The argument that the section forbidding women employees to mix drinks abridges the privileges and immunities of citizens and denies equal protection of the laws to those whose employment is prohibited, overlooks two fundamental propositions: (1) that the business here involved is one of privilege and not of right; and (2) that the classification of women with respect to mixing drinks is reasonable. When these two propositions are established, as we believe they are in this case, the force of the argument vanishes. (See In re Considine (1897), 83 Fed. 157; People v. Case (1908), 153 Mich. 98 [116 N.W. 558, 18 L.R.A. (N. S.) 657]; City of Hoboken v. Goodman (1902), 68 N. J. L. 217 [51 Atl. 1092].)

Furthermore, a particular class of women has no constitutional right to be employed in a particular business when the effect of such employment would be detrimental to society. The section of the Alcoholic Beverage Control Act under consideration divides women into three different classes with respect to the privilege of mixing drinks in a place having an on-sale license, and gives the privilege to two of these groups while denying it to the third. It seems to us that there is a fair and substantial basis for the classification. As to the group of women who are licensees, the Board of Equalization has direct supervision over them with the power to revoke or suspend their licenses, so it is not reasonable to assume that such a licensee is going to do anything improper and thus lose her license and business. As to the wife of a licensee, she is more nearly in the position of a licensee than in that of an employee and her presence may fairly be considered [49 Cal. App. 2d Supp. 743] to be a restraint upon impropriety. A mere employee would not have the same incentive to prevent improprieties that either a licensee or the wife of a licensee would naturally have. Furthermore, the legislature may well have concluded that it would be an unwholesome influence upon the women themselves, the general public, and upon our young people, to permit women generally to act as bartenders. The precise classification here involved was approved in City of Hoboken v. Goodman, supra.

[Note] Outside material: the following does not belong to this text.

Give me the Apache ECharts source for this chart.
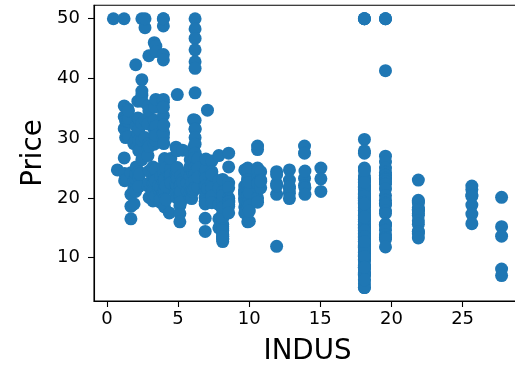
<!DOCTYPE html>
<html>
<head>
<meta charset="utf-8">
<script src="https://cdn.jsdelivr.net/npm/echarts@6/dist/echarts.min.js"></script>
<style>
  html, body { margin: 0; padding: 0; background: #fff; overflow: hidden; }
  #chart { width: 530px; height: 369px; }
</style>
</head>
<body>
<div id="chart"></div>
<script>
// INDUS levels and the Price values observed at each level
const indusLevels = [
  0.46, 0.74, 1.21, 1.22, 1.25, 1.32, 1.38, 1.47, 1.52, 1.69, 1.89, 1.91,
  2.01, 2.02, 2.03, 2.06, 2.18, 2.24, 2.25, 2.31, 2.46, 2.68, 2.89, 2.93,
  2.95, 2.97, 3.24, 3.33, 3.37, 3.41, 3.44, 3.64, 3.75, 3.78, 3.97, 4.0,
  4.05, 4.15, 4.39, 4.49, 4.86, 4.93, 4.95, 5.13, 5.19, 5.32, 5.64, 5.86,
  5.96, 6.06, 6.07, 6.09, 6.2, 6.41, 6.91, 6.96, 7.07, 7.38, 7.87, 8.14,
  8.56, 9.69, 9.9, 10.01, 10.59, 10.81, 11.93, 12.83, 13.89, 13.92, 15.04,
  18.1, 19.58, 21.89, 25.65, 27.74
];
const pricesByLevel = [
  [50.0],
  [24.7],
  [50.0],
  [35.4, 33.6, 31.6, 26.7],
  [22.9, 24.1],
  [32.9, 30.1],
  [23.1],
  [34.9, 32.9],
  [33.3, 30.3, 34.6],
  [24.2, 20.6, 18.6, 16.5],
  [29.1, 21.4],
  [21.9, 19.0, 22.9],
  [29.6, 23.2],
  [21.1],
  [24.1, 42.3],
  [32.0, 25.2],
  [33.4, 36.2, 28.7, 30.8],
  [29.6, 27.9, 23.5, 21.9],
  [33.2, 31.5, 24.4],
  [24.0],
  [37.2, 39.8, 36.2, 37.9, 32.5, 26.4, 29.6, 50.0],
  [48.5, 50.0, 30.1, 33.1],
  [35.4, 32.4, 28.4, 27.1, 22.0],
  [29.1],
  [34.6, 43.8],
  [28.6, 24.5, 22.5, 20.1],
  [25.2, 22.5, 21.0, 19.5],
  [46.0, 31.5, 33.0, 29.0, 22.6],
  [35.2, 30.5, 23.7],
  [23.0, 24.8, 22.9, 20.3],
  [45.4, 44.5, 32.0, 29.6, 30.5, 36.5],
  [21.5, 22.1],
  [20.0, 19.3],
  [23.6, 21.8, 19.8],
  [44.0, 50.0, 36.0, 30.1, 33.8, 43.1, 48.8, 31.0, 36.5, 22.8, 30.7, 50.0, 20.7, 21.1, 25.2, 24.4, 35.2],
  [32.2, 29.1, 24.1],
  [21.2, 19.8, 23.1, 26.6, 22.2, 26.2, 18.5, 23.0],
  [19.7, 22.0, 25.0],
  [17.5, 23.9],
  [23.9, 24.8, 22.9, 23.9, 26.6, 22.5],
  [28.5, 23.9, 22.3, 21.2, 20.7],
  [25.0, 23.7, 22.0, 20.0, 22.0, 28.0],
  [37.3, 27.9, 23.4, 24.6, 25.1],
  [20.4, 18.7, 17.4, 16.0, 22.0],
  [23.7, 21.0, 20.4, 22.2, 21.1, 19.3],
  [28.0, 23.1, 22.6],
  [23.1, 24.3, 21.2, 22.5],
  [21.9, 20.1, 24.8, 26.4, 27.5, 23.7, 20.9, 25.3],
  [24.7, 21.3, 19.9, 22.6],
  [24.8, 21.1],
  [24.1, 21.4],
  [26.4, 33.1, 28.4],
  [50.0, 48.3, 46.7, 44.8, 42.8, 41.7, 37.6, 33.0, 31.6, 31.5, 30.1, 29.0, 27.5, 26.7, 25.1, 24.3, 24.0, 23.0, 21.7],
  [26.6, 25.0, 21.8, 23.5],
  [24.2, 22.0, 21.1, 20.1, 19.4, 19.0, 16.6, 14.4],
  [24.7, 26.5, 23.3, 22.0],
  [21.6, 34.7],
  [26.2, 22.5, 24.4, 20.8, 21.7, 20.3, 19.2, 23.9],
  [22.9, 27.1, 16.5, 18.9, 15.0, 18.9, 21.7],
  [18.2, 19.9, 23.1, 17.5, 20.2, 18.2, 13.6, 19.6, 15.2, 14.5, 15.6, 13.9, 16.6, 14.8, 18.4, 21.0, 12.7, 14.5, 13.2, 13.1, 13.5, 20.4],
  [27.5, 25.2, 22.5, 21.7, 20.0, 19.9, 19.6, 19.4, 19.3, 18.9, 18.6, 17.5],
  [24.7, 21.4, 18.5, 20.0, 21.0, 22.0, 19.5, 20.6, 19.9, 17.5, 21.2, 20.7],
  [21.0, 23.8, 23.1, 20.4, 18.5, 25.0, 24.6, 23.0, 22.2, 19.3, 22.6, 16.0],
  [21.2, 19.4, 19.7, 18.7, 20.9, 22.6, 16.1, 17.8],
  [28.7, 28.1, 25.0, 24.4, 23.3, 22.6, 22.5, 21.7, 20.0, 19.3, 22.4],
  [24.4, 23.0, 21.7, 22.8],
  [24.4, 22.4, 20.6, 23.9, 22.0, 11.9],
  [24.7, 23.0, 21.6, 20.8, 19.9, 21.9],
  [28.7, 27.5, 23.3, 22.1],
  [24.5, 21.7, 20.6],
  [25.0, 23.2, 21.1],
  [50.0, 50.0, 50.0, 50.0, 29.8, 27.9, 27.5, 25.0, 23.7, 23.2, 22.7, 21.9, 21.7, 21.4, 20.8, 20.6,
   20.1, 20.0, 19.9, 19.9, 19.7, 19.5, 19.1, 19.0, 18.8, 18.4, 17.9, 17.8, 17.2, 16.7, 16.4, 16.1,
   15.6, 15.4, 15.2, 15.1, 15.0, 14.9, 14.6, 14.3, 14.1, 14.0, 13.8, 13.6, 13.4, 13.3, 13.1, 12.8,
   12.7, 12.5, 12.3, 12.1, 12.0, 11.9, 11.8, 11.7, 11.5, 11.3, 11.0, 10.9, 10.8, 10.5, 10.4, 10.2,
   9.7, 9.6, 9.5, 8.8, 8.7, 8.5, 8.4, 8.3, 8.1, 7.5, 7.4, 7.2, 7.0, 6.3, 5.6, 5.0, 5.0, 7.2, 10.5,
   11.7, 13.8, 15.6, 17.1, 19.6, 21.2, 23.1, 22.2, 21.8, 20.3, 19.3, 18.5, 17.5, 16.3, 14.5, 13.5,
   12.7, 10.2, 8.4, 6.3, 16.8, 23.0, 24.5, 19.0, 22.6],
  [50.0, 50.0, 50.0, 41.3, 27.0, 26.0, 25.0, 24.3, 23.8, 23.8, 23.3, 23.1, 22.7, 22.3, 21.5, 20.4,
   19.6, 19.1, 18.8, 17.8, 17.4, 15.6, 15.6, 15.4, 14.6, 13.8, 13.4, 13.1, 11.8],
  [23.0, 19.6, 19.4, 19.2, 18.4, 18.1, 18.0, 17.8, 17.4, 17.1, 16.2, 15.6, 14.4, 14.3, 14.0, 13.3],
  [22.0, 21.4, 20.5, 20.3, 18.8, 17.3, 15.7],
  [20.1, 15.2, 13.6, 8.1, 7.0]
];
const xTicks = [0, 5, 10, 15, 20, 25];
const yTicks = [10, 20, 30, 40, 50];
const xTitle = 'INDUS';
const yTitle = 'Price';

const points = [];
indusLevels.forEach((x, i) => {
  pricesByLevel[i].forEach(y => points.push([x, y]));
});

const chart = echarts.init(document.getElementById('chart'), null, { renderer: 'canvas' });
const axisColor = '#000';
const font = 'DejaVu Sans';
chart.setOption({
  animation: false,
  backgroundColor: '#fff',
  grid: {
    left: 94, top: 5.3, width: 427, height: 295.7,
    show: true, borderColor: axisColor, borderWidth: 1.1
  },
  xAxis: {
    type: 'value', min: -0.904, max: 29.104,
    splitLine: { show: false },
    axisLine: { onZero: false, lineStyle: { color: axisColor, width: 1.1 } },
    axisTick: { customValues: xTicks, length: 6, lineStyle: { color: axisColor, width: 1.1 } },
    axisLabel: { customValues: xTicks, fontFamily: font, fontSize: 18, color: '#000', margin: 9 }
  },
  yAxis: {
    type: 'value', min: 2.75, max: 52.25,
    splitLine: { show: false },
    axisLine: { onZero: false, lineStyle: { color: axisColor, width: 1.1 } },
    axisTick: { customValues: yTicks, length: 6, lineStyle: { color: axisColor, width: 1.1 } },
    axisLabel: { customValues: yTicks, fontFamily: font, fontSize: 18, color: '#000', margin: 14 }
  },
  graphic: [
    { type: 'text', x: 307.5, y: 351.7,
      style: { text: xTitle, fontFamily: font, fontSize: 27.7, fill: '#000', align: 'center', verticalAlign: 'middle' } },
    { type: 'text', x: 33.5, y: 153, rotation: Math.PI / 2,
      style: { text: yTitle, fontFamily: font, fontSize: 27.7, fill: '#000', align: 'center', verticalAlign: 'middle' } }
  ],
  series: [{
    type: 'scatter',
    data: points,
    symbolSize: 13,
    itemStyle: { color: '#1f77b4', opacity: 1 },
    clip: true
  }]
});
</script>
</body>
</html>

The final argument that the section is invalid on the ground that it is unreasonable and arbitrary to impose a penalty upon the "mixing" only of alcoholic beverages is without merit. The fact that the section might have gone further and prohibited women employees from serving as well as mixing drinks does not render it invalid. [3] It is not necessary for a penal statute to cover the entire legally permissible field in order to be valid. (Farmers & Merchants Bank v. Federal Reserve Bank (1922), 262 U.S. 649 [43 S. Ct. 651, 67 L. Ed. 1157, 1164]; James-Dickinson Farm Mtge. Co. v. Harry (1927), 273 U.S. 119 [47 S. Ct. 308, 71 L. Ed. 569, 574]; In re Miller, supra, pages 697-8.)

The order is reversed, with directions to the trial court to vacate its order dismissing the complaint and to overrule the motion to dismiss the same.

Bishop, Acting P. J., and Vickers, J. pro tem., concurred.